-- START Data records --
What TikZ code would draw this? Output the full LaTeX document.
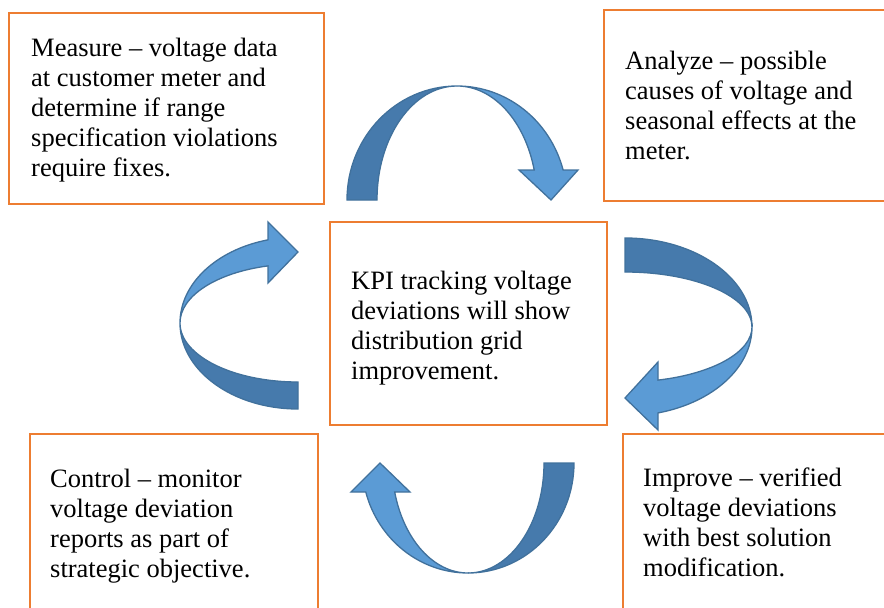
\documentclass[tikz,border=0pt]{standalone}
\usepackage{fontspec}
\setmainfont{Liberation Serif}
\definecolor{boxorange}{RGB}{237,125,49}
\definecolor{frontblue}{RGB}{91,155,213}
\definecolor{backblue}{RGB}{70,122,172}
\definecolor{rimblue}{RGB}{65,113,156}

\begin{document}
\begin{tikzpicture}[x=1pt,y=-1pt,
  box/.style={draw=boxorange, line width=2.5pt, fill=white, rectangle, inner sep=0pt},
  boxtext/.style={anchor=base west, inner sep=0pt, font=\fontsize{26.5}{30}\selectfont},
  back/.style={fill=backblue, draw=rimblue, line width=1.3pt},
  front/.style={fill=frontblue, draw=rimblue, line width=1.3pt}]
\useasboundingbox (0,0) rectangle (884,608);
\clip (0,0) rectangle (884,608);

% frames of the five steps
\node[box, minimum width=315pt, minimum height=191pt] (measure) at (166.5,108.5) {};
\node[box, minimum width=306pt, minimum height=191pt] (analyze) at (757,105.5) {};
\node[box, minimum width=277pt, minimum height=203pt] (kpi) at (468.5,323.5) {};
\node[box, minimum width=288pt, minimum height=206pt] (control) at (174,537) {};
\node[box, minimum width=287pt, minimum height=206pt] (improve) at (766.5,537) {};

% texts
\node[boxtext] (measuretext) at (31,56) {\begin{tabular}[t]{@{}l@{}}Measure – voltage data\\at customer meter and\\determine if range\\specification violations\\require fixes.\end{tabular}};
\node[boxtext] (analyzetext) at (625,69) {\begin{tabular}[t]{@{}l@{}}Analyze – possible\\causes of voltage and\\seasonal effects at the\\meter.\end{tabular}};
\node[boxtext] (kpitext) at (351,289) {\begin{tabular}[t]{@{}l@{}}KPI tracking voltage\\deviations will show\\distribution grid\\improvement.\end{tabular}};
\node[boxtext] (controltext) at (50,487) {\begin{tabular}[t]{@{}l@{}}Control – monitor\\voltage deviation\\reports as part of\\strategic objective.\end{tabular}};
\node[boxtext] (improvetext) at (643,486) {\begin{tabular}[t]{@{}l@{}}Improve – verified\\voltage deviations\\with best solution\\modification.\end{tabular}};

% top curved arrow (Measure -> Analyze)
\draw[back] (347,200) arc[start angle=180,end angle=270,x radius=110,y radius=114]
  arc[start angle=270,end angle=180,x radius=80,y radius=114] -- cycle;
\draw[front] (457,86) arc[start angle=270,end angle=344.74,x radius=110,y radius=114]
  -- (578,170) -- (551,200) -- (519,170) -- (534.2,170)
  arc[start angle=344.74,end angle=270,x radius=80,y radius=114] -- cycle;

% right curved arrow (Analyze -> Improve)
\draw[back] (625,238) arc[start angle=270,end angle=360,x radius=127,y radius=89]
  arc[start angle=0,end angle=-90,x radius=127,y radius=55] -- cycle;
\draw[front] (752,327) arc[start angle=0,end angle=74.94,x radius=127,y radius=89]
  -- (658,430) -- (625,398) -- (658,362) -- (658,380.1)
  arc[start angle=74.94,end angle=0,x radius=127,y radius=55] -- cycle;

% bottom curved arrow (Improve -> Control)
\draw[back] (574,463) arc[start angle=0,end angle=90,x radius=106,y radius=110]
  arc[start angle=90,end angle=0,x radius=76,y radius=110] -- cycle;
\draw[front] (468,573) arc[start angle=90,end angle=164.71,x radius=106,y radius=110]
  -- (351,492) -- (380,463) -- (410,492) -- (394.7,492)
  arc[start angle=164.71,end angle=90,x radius=76,y radius=110] -- cycle;

% left curved arrow (Control -> Measure)
\draw[back] (180,323) arc[start angle=180,end angle=90,x radius=118,y radius=86]
  -- (298,382) arc[start angle=90,end angle=180,x radius=118,y radius=59] -- cycle;
\draw[front] (180,323) arc[start angle=180,end angle=255.27,x radius=118,y radius=86]
  -- (268,222) -- (298,252) -- (268,283) -- (268,265.9)
  arc[start angle=255.27,end angle=180,x radius=118,y radius=59] -- cycle;
\end{tikzpicture}
\end{document}
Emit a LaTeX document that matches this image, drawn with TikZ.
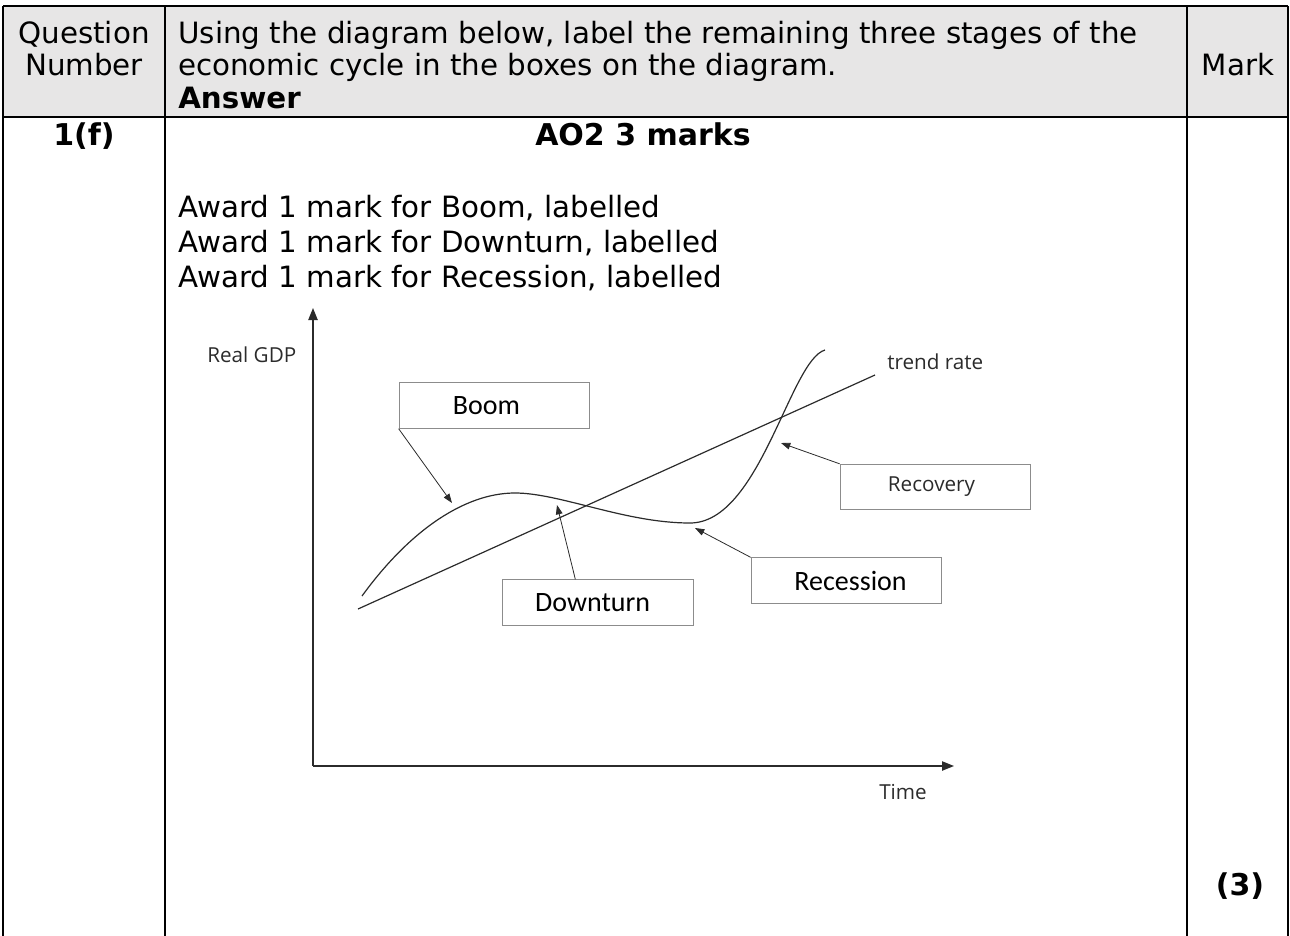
-- END Data records --
Problem:
Reproduce every line of the material precisely, omitting its pictures.

Solution to the problem:
What TikZ code would draw this? Output the full LaTeX document.
\documentclass[tikz,border=0pt]{standalone}
\usepackage{fontspec}
\setmainfont{Liberation Serif}
\definecolor{boxorange}{RGB}{237,125,49}
\definecolor{frontblue}{RGB}{91,155,213}
\definecolor{backblue}{RGB}{70,122,172}
\definecolor{rimblue}{RGB}{65,113,156}

\begin{document}
\begin{tikzpicture}[x=1pt,y=-1pt,
  box/.style={draw=boxorange, line width=2.5pt, fill=white, rectangle, inner sep=0pt},
  boxtext/.style={anchor=base west, inner sep=0pt, font=\fontsize{26.5}{30}\selectfont},
  back/.style={fill=backblue, draw=rimblue, line width=1.3pt},
  front/.style={fill=frontblue, draw=rimblue, line width=1.3pt}]
\useasboundingbox (0,0) rectangle (884,608);
\clip (0,0) rectangle (884,608);

% frames of the five steps
\node[box, minimum width=315pt, minimum height=191pt] (measure) at (166.5,108.5) {};
\node[box, minimum width=306pt, minimum height=191pt] (analyze) at (757,105.5) {};
\node[box, minimum width=277pt, minimum height=203pt] (kpi) at (468.5,323.5) {};
\node[box, minimum width=288pt, minimum height=206pt] (control) at (174,537) {};
\node[box, minimum width=287pt, minimum height=206pt] (improve) at (766.5,537) {};

% texts
\node[boxtext] (measuretext) at (31,56) {\begin{tabular}[t]{@{}l@{}}Measure – voltage data\\at customer meter and\\determine if range\\specification violations\\require fixes.\end{tabular}};
\node[boxtext] (analyzetext) at (625,69) {\begin{tabular}[t]{@{}l@{}}Analyze – possible\\causes of voltage and\\seasonal effects at the\\meter.\end{tabular}};
\node[boxtext] (kpitext) at (351,289) {\begin{tabular}[t]{@{}l@{}}KPI tracking voltage\\deviations will show\\distribution grid\\improvement.\end{tabular}};
\node[boxtext] (controltext) at (50,487) {\begin{tabular}[t]{@{}l@{}}Control – monitor\\voltage deviation\\reports as part of\\strategic objective.\end{tabular}};
\node[boxtext] (improvetext) at (643,486) {\begin{tabular}[t]{@{}l@{}}Improve – verified\\voltage deviations\\with best solution\\modification.\end{tabular}};

% top curved arrow (Measure -> Analyze)
\draw[back] (347,200) arc[start angle=180,end angle=270,x radius=110,y radius=114]
  arc[start angle=270,end angle=180,x radius=80,y radius=114] -- cycle;
\draw[front] (457,86) arc[start angle=270,end angle=344.74,x radius=110,y radius=114]
  -- (578,170) -- (551,200) -- (519,170) -- (534.2,170)
  arc[start angle=344.74,end angle=270,x radius=80,y radius=114] -- cycle;

% right curved arrow (Analyze -> Improve)
\draw[back] (625,238) arc[start angle=270,end angle=360,x radius=127,y radius=89]
  arc[start angle=0,end angle=-90,x radius=127,y radius=55] -- cycle;
\draw[front] (752,327) arc[start angle=0,end angle=74.94,x radius=127,y radius=89]
  -- (658,430) -- (625,398) -- (658,362) -- (658,380.1)
  arc[start angle=74.94,end angle=0,x radius=127,y radius=55] -- cycle;

% bottom curved arrow (Improve -> Control)
\draw[back] (574,463) arc[start angle=0,end angle=90,x radius=106,y radius=110]
  arc[start angle=90,end angle=0,x radius=76,y radius=110] -- cycle;
\draw[front] (468,573) arc[start angle=90,end angle=164.71,x radius=106,y radius=110]
  -- (351,492) -- (380,463) -- (410,492) -- (394.7,492)
  arc[start angle=164.71,end angle=90,x radius=76,y radius=110] -- cycle;

% left curved arrow (Control -> Measure)
\draw[back] (180,323) arc[start angle=180,end angle=90,x radius=118,y radius=86]
  -- (298,382) arc[start angle=90,end angle=180,x radius=118,y radius=59] -- cycle;
\draw[front] (180,323) arc[start angle=180,end angle=255.27,x radius=118,y radius=86]
  -- (268,222) -- (298,252) -- (268,283) -- (268,265.9)
  arc[start angle=255.27,end angle=180,x radius=118,y radius=59] -- cycle;
\end{tikzpicture}
\end{document}
Emit a LaTeX document that matches this image, drawn with TikZ.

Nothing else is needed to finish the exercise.